## Stored data
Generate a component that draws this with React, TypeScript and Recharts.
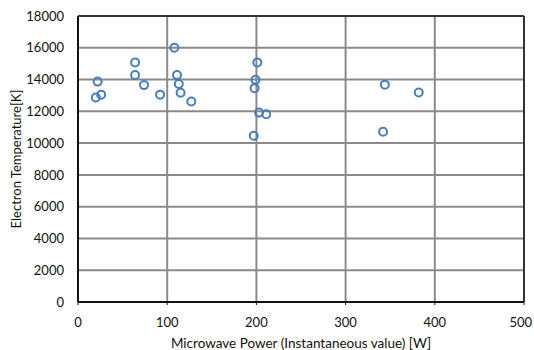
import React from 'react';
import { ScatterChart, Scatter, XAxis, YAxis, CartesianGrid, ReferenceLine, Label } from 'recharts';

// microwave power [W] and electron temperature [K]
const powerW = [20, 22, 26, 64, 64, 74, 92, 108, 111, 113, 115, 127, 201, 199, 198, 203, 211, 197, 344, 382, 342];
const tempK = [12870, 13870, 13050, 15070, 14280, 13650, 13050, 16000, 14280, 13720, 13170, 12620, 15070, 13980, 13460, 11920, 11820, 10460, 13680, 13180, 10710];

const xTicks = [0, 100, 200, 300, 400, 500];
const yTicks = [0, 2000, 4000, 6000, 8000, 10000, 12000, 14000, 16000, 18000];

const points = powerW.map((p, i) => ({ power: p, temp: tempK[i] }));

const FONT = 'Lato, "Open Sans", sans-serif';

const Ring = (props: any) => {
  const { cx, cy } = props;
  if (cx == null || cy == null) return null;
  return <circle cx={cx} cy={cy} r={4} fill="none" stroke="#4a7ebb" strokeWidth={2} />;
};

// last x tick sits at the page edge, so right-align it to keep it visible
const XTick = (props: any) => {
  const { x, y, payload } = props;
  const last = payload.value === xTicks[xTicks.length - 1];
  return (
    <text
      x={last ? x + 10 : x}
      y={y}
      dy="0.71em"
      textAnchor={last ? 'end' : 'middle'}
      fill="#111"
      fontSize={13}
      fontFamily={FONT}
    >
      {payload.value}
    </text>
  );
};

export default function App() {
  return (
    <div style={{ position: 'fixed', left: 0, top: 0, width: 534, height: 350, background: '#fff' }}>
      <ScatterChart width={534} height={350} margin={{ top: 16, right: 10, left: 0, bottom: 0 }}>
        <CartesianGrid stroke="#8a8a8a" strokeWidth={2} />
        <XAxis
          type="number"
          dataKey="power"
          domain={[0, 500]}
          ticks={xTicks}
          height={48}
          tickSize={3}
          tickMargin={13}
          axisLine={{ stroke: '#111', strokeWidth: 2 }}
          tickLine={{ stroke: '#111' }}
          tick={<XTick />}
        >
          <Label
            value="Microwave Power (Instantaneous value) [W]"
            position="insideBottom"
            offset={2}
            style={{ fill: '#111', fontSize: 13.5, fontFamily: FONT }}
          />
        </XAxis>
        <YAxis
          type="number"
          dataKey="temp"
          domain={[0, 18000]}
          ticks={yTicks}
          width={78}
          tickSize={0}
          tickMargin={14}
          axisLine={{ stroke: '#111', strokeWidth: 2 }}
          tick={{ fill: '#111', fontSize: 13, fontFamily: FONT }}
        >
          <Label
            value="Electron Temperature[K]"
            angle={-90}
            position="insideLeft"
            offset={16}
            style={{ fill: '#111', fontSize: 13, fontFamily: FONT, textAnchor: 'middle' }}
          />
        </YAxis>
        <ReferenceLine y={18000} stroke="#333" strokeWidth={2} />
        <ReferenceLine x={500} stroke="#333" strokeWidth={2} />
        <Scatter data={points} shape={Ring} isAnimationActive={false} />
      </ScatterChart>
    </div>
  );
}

## To be done
Copy every line that includes the string "React" from the material above.

## Written answer
Generate a component that draws this with React, TypeScript and Recharts.
import React from 'react';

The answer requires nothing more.